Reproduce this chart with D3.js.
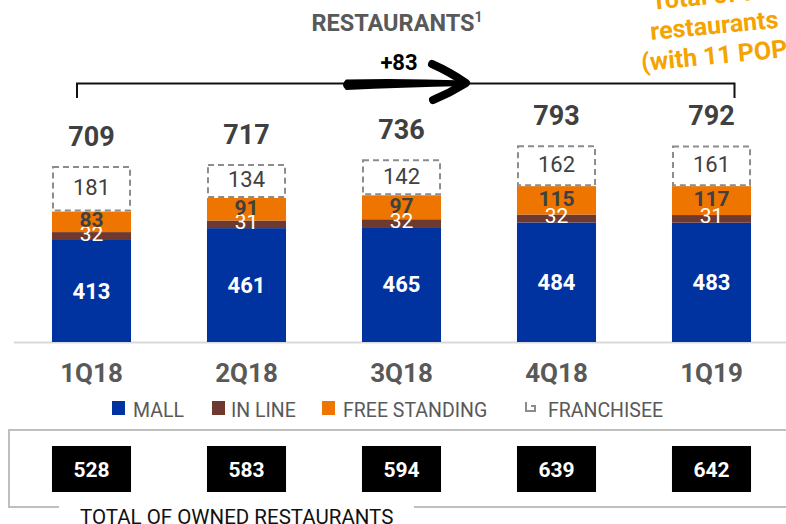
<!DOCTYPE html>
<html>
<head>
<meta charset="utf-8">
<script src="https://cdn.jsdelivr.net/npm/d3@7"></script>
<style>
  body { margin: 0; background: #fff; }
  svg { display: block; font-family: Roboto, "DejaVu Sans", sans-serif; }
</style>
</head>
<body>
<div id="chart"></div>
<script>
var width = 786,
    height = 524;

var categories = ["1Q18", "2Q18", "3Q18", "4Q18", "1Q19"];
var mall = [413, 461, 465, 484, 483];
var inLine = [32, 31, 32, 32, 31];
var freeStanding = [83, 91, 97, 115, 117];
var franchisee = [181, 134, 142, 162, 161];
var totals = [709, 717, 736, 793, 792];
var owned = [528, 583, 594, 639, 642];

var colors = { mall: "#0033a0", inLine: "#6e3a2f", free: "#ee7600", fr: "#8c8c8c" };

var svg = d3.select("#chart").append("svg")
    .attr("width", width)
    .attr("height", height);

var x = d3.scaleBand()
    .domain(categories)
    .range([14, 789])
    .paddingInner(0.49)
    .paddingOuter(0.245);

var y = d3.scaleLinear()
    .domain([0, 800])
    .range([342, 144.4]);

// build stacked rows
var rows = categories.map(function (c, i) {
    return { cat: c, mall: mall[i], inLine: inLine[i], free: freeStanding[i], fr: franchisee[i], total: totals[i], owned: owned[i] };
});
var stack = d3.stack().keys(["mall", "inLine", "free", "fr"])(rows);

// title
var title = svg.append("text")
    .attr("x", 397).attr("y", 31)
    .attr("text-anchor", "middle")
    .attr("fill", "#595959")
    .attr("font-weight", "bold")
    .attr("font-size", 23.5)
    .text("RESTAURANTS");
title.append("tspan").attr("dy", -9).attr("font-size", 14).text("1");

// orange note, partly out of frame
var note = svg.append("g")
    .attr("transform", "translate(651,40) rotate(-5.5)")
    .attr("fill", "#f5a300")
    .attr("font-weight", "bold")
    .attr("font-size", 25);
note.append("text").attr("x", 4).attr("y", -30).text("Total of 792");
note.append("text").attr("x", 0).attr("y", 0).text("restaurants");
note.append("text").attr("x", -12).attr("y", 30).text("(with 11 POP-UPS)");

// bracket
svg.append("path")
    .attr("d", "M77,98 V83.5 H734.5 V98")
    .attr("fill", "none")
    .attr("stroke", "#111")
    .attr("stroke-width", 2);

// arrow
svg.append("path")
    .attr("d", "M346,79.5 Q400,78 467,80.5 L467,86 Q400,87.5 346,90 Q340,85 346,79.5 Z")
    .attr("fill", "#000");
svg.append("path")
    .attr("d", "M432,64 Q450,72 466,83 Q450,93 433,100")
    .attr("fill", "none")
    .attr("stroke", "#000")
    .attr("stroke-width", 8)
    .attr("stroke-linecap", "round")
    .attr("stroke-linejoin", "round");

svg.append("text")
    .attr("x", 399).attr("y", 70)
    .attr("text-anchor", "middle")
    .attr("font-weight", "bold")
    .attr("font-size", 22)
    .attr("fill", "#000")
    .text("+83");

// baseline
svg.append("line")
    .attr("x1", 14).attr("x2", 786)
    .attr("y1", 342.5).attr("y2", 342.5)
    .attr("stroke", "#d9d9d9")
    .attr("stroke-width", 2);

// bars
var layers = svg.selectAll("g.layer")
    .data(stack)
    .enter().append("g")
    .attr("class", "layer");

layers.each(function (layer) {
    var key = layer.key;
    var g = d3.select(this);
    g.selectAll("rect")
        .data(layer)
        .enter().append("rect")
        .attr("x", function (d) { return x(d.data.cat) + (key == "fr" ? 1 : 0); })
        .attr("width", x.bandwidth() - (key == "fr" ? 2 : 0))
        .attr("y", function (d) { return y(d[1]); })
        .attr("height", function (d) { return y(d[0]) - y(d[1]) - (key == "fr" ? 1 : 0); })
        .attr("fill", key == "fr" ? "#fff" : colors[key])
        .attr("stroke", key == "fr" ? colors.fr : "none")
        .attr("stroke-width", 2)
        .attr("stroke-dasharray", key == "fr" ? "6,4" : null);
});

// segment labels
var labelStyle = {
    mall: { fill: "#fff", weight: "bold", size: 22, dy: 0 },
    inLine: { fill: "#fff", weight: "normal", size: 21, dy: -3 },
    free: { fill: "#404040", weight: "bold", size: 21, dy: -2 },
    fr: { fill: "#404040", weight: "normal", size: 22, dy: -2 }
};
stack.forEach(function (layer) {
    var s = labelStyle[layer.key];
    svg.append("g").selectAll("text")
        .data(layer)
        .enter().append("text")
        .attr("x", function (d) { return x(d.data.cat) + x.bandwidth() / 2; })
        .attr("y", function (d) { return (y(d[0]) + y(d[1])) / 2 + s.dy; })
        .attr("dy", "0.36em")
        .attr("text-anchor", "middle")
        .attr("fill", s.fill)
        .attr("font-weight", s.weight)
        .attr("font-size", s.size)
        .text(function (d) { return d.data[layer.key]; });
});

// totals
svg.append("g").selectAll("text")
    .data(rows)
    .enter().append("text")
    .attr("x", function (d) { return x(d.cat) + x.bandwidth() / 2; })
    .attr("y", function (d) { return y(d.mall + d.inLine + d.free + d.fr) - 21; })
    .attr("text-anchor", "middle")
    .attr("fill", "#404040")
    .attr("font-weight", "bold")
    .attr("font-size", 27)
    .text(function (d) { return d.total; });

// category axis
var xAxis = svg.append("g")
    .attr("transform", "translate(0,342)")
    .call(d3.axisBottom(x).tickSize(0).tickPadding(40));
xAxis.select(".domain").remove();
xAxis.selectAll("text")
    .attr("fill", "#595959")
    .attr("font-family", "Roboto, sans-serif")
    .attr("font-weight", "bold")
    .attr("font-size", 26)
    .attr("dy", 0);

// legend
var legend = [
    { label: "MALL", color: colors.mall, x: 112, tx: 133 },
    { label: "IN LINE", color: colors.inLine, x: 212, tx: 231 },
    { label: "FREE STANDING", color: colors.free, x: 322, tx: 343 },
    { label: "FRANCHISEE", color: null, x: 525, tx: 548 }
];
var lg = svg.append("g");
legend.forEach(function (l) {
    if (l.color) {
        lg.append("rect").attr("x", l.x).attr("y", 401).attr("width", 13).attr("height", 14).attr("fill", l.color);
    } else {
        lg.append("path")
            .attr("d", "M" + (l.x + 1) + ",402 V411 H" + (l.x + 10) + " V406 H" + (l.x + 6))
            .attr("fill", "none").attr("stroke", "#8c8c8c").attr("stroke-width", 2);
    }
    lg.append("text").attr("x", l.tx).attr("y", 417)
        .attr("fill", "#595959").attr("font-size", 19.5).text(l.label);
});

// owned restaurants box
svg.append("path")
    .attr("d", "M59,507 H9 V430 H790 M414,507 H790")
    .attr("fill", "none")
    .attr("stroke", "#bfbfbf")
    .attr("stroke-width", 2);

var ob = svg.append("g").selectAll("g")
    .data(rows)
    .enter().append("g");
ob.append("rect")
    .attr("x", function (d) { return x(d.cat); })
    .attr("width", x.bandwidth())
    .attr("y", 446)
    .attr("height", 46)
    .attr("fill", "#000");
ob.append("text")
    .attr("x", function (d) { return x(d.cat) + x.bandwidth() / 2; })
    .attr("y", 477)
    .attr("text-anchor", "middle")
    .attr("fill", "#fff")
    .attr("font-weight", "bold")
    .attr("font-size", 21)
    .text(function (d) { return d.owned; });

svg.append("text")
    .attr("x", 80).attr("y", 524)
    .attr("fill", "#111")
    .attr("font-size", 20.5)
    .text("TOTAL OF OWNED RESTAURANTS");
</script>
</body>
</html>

• Given request:
Transcribe all of the material exactly, leaving out whatever pictures it contains.

• Answer to this task:
Reproduce this chart with D3.js.
<!DOCTYPE html>
<html>
<head>
<meta charset="utf-8">
<script src="https://cdn.jsdelivr.net/npm/d3@7"></script>
<style>
  body { margin: 0; background: #fff; }
  svg { display: block; font-family: Roboto, "DejaVu Sans", sans-serif; }
</style>
</head>
<body>
<div id="chart"></div>
<script>
var width = 786,
    height = 524;

var categories = ["1Q18", "2Q18", "3Q18", "4Q18", "1Q19"];
var mall = [413, 461, 465, 484, 483];
var inLine = [32, 31, 32, 32, 31];
var freeStanding = [83, 91, 97, 115, 117];
var franchisee = [181, 134, 142, 162, 161];
var totals = [709, 717, 736, 793, 792];
var owned = [528, 583, 594, 639, 642];

var colors = { mall: "#0033a0", inLine: "#6e3a2f", free: "#ee7600", fr: "#8c8c8c" };

var svg = d3.select("#chart").append("svg")
    .attr("width", width)
    .attr("height", height);

var x = d3.scaleBand()
    .domain(categories)
    .range([14, 789])
    .paddingInner(0.49)
    .paddingOuter(0.245);

var y = d3.scaleLinear()
    .domain([0, 800])
    .range([342, 144.4]);

// build stacked rows
var rows = categories.map(function (c, i) {
    return { cat: c, mall: mall[i], inLine: inLine[i], free: freeStanding[i], fr: franchisee[i], total: totals[i], owned: owned[i] };
});
var stack = d3.stack().keys(["mall", "inLine", "free", "fr"])(rows);

// title
var title = svg.append("text")
    .attr("x", 397).attr("y", 31)
    .attr("text-anchor", "middle")
    .attr("fill", "#595959")
    .attr("font-weight", "bold")
    .attr("font-size", 23.5)
    .text("RESTAURANTS");
title.append("tspan").attr("dy", -9).attr("font-size", 14).text("1");

// orange note, partly out of frame
var note = svg.append("g")
    .attr("transform", "translate(651,40) rotate(-5.5)")
    .attr("fill", "#f5a300")
    .attr("font-weight", "bold")
    .attr("font-size", 25);
note.append("text").attr("x", 4).attr("y", -30).text("Total of 792");
note.append("text").attr("x", 0).attr("y", 0).text("restaurants");
note.append("text").attr("x", -12).attr("y", 30).text("(with 11 POP-UPS)");

// bracket
svg.append("path")
    .attr("d", "M77,98 V83.5 H734.5 V98")
    .attr("fill", "none")
    .attr("stroke", "#111")
    .attr("stroke-width", 2);

// arrow
svg.append("path")
    .attr("d", "M346,79.5 Q400,78 467,80.5 L467,86 Q400,87.5 346,90 Q340,85 346,79.5 Z")
    .attr("fill", "#000");
svg.append("path")
    .attr("d", "M432,64 Q450,72 466,83 Q450,93 433,100")
    .attr("fill", "none")
    .attr("stroke", "#000")
    .attr("stroke-width", 8)
    .attr("stroke-linecap", "round")
    .attr("stroke-linejoin", "round");

svg.append("text")
    .attr("x", 399).attr("y", 70)
    .attr("text-anchor", "middle")
    .attr("font-weight", "bold")
    .attr("font-size", 22)
    .attr("fill", "#000")
    .text("+83");

// baseline
svg.append("line")
    .attr("x1", 14).attr("x2", 786)
    .attr("y1", 342.5).attr("y2", 342.5)
    .attr("stroke", "#d9d9d9")
    .attr("stroke-width", 2);

// bars
var layers = svg.selectAll("g.layer")
    .data(stack)
    .enter().append("g")
    .attr("class", "layer");

layers.each(function (layer) {
    var key = layer.key;
    var g = d3.select(this);
    g.selectAll("rect")
        .data(layer)
        .enter().append("rect")
        .attr("x", function (d) { return x(d.data.cat) + (key == "fr" ? 1 : 0); })
        .attr("width", x.bandwidth() - (key == "fr" ? 2 : 0))
        .attr("y", function (d) { return y(d[1]); })
        .attr("height", function (d) { return y(d[0]) - y(d[1]) - (key == "fr" ? 1 : 0); })
        .attr("fill", key == "fr" ? "#fff" : colors[key])
        .attr("stroke", key == "fr" ? colors.fr : "none")
        .attr("stroke-width", 2)
        .attr("stroke-dasharray", key == "fr" ? "6,4" : null);
});

// segment labels
var labelStyle = {
    mall: { fill: "#fff", weight: "bold", size: 22, dy: 0 },
    inLine: { fill: "#fff", weight: "normal", size: 21, dy: -3 },
    free: { fill: "#404040", weight: "bold", size: 21, dy: -2 },
    fr: { fill: "#404040", weight: "normal", size: 22, dy: -2 }
};
stack.forEach(function (layer) {
    var s = labelStyle[layer.key];
    svg.append("g").selectAll("text")
        .data(layer)
        .enter().append("text")
        .attr("x", function (d) { return x(d.data.cat) + x.bandwidth() / 2; })
        .attr("y", function (d) { return (y(d[0]) + y(d[1])) / 2 + s.dy; })
        .attr("dy", "0.36em")
        .attr("text-anchor", "middle")
        .attr("fill", s.fill)
        .attr("font-weight", s.weight)
        .attr("font-size", s.size)
        .text(function (d) { return d.data[layer.key]; });
});

// totals
svg.append("g").selectAll("text")
    .data(rows)
    .enter().append("text")
    .attr("x", function (d) { return x(d.cat) + x.bandwidth() / 2; })
    .attr("y", function (d) { return y(d.mall + d.inLine + d.free + d.fr) - 21; })
    .attr("text-anchor", "middle")
    .attr("fill", "#404040")
    .attr("font-weight", "bold")
    .attr("font-size", 27)
    .text(function (d) { return d.total; });

// category axis
var xAxis = svg.append("g")
    .attr("transform", "translate(0,342)")
    .call(d3.axisBottom(x).tickSize(0).tickPadding(40));
xAxis.select(".domain").remove();
xAxis.selectAll("text")
    .attr("fill", "#595959")
    .attr("font-family", "Roboto, sans-serif")
    .attr("font-weight", "bold")
    .attr("font-size", 26)
    .attr("dy", 0);

// legend
var legend = [
    { label: "MALL", color: colors.mall, x: 112, tx: 133 },
    { label: "IN LINE", color: colors.inLine, x: 212, tx: 231 },
    { label: "FREE STANDING", color: colors.free, x: 322, tx: 343 },
    { label: "FRANCHISEE", color: null, x: 525, tx: 548 }
];
var lg = svg.append("g");
legend.forEach(function (l) {
    if (l.color) {
        lg.append("rect").attr("x", l.x).attr("y", 401).attr("width", 13).attr("height", 14).attr("fill", l.color);
    } else {
        lg.append("path")
            .attr("d", "M" + (l.x + 1) + ",402 V411 H" + (l.x + 10) + " V406 H" + (l.x + 6))
            .attr("fill", "none").attr("stroke", "#8c8c8c").attr("stroke-width", 2);
    }
    lg.append("text").attr("x", l.tx).attr("y", 417)
        .attr("fill", "#595959").attr("font-size", 19.5).text(l.label);
});

// owned restaurants box
svg.append("path")
    .attr("d", "M59,507 H9 V430 H790 M414,507 H790")
    .attr("fill", "none")
    .attr("stroke", "#bfbfbf")
    .attr("stroke-width", 2);

var ob = svg.append("g").selectAll("g")
    .data(rows)
    .enter().append("g");
ob.append("rect")
    .attr("x", function (d) { return x(d.cat); })
    .attr("width", x.bandwidth())
    .attr("y", 446)
    .attr("height", 46)
    .attr("fill", "#000");
ob.append("text")
    .attr("x", function (d) { return x(d.cat) + x.bandwidth() / 2; })
    .attr("y", 477)
    .attr("text-anchor", "middle")
    .attr("fill", "#fff")
    .attr("font-weight", "bold")
    .attr("font-size", 21)
    .text(function (d) { return d.owned; });

svg.append("text")
    .attr("x", 80).attr("y", 524)
    .attr("fill", "#111")
    .attr("font-size", 20.5)
    .text("TOTAL OF OWNED RESTAURANTS");
</script>
</body>
</html>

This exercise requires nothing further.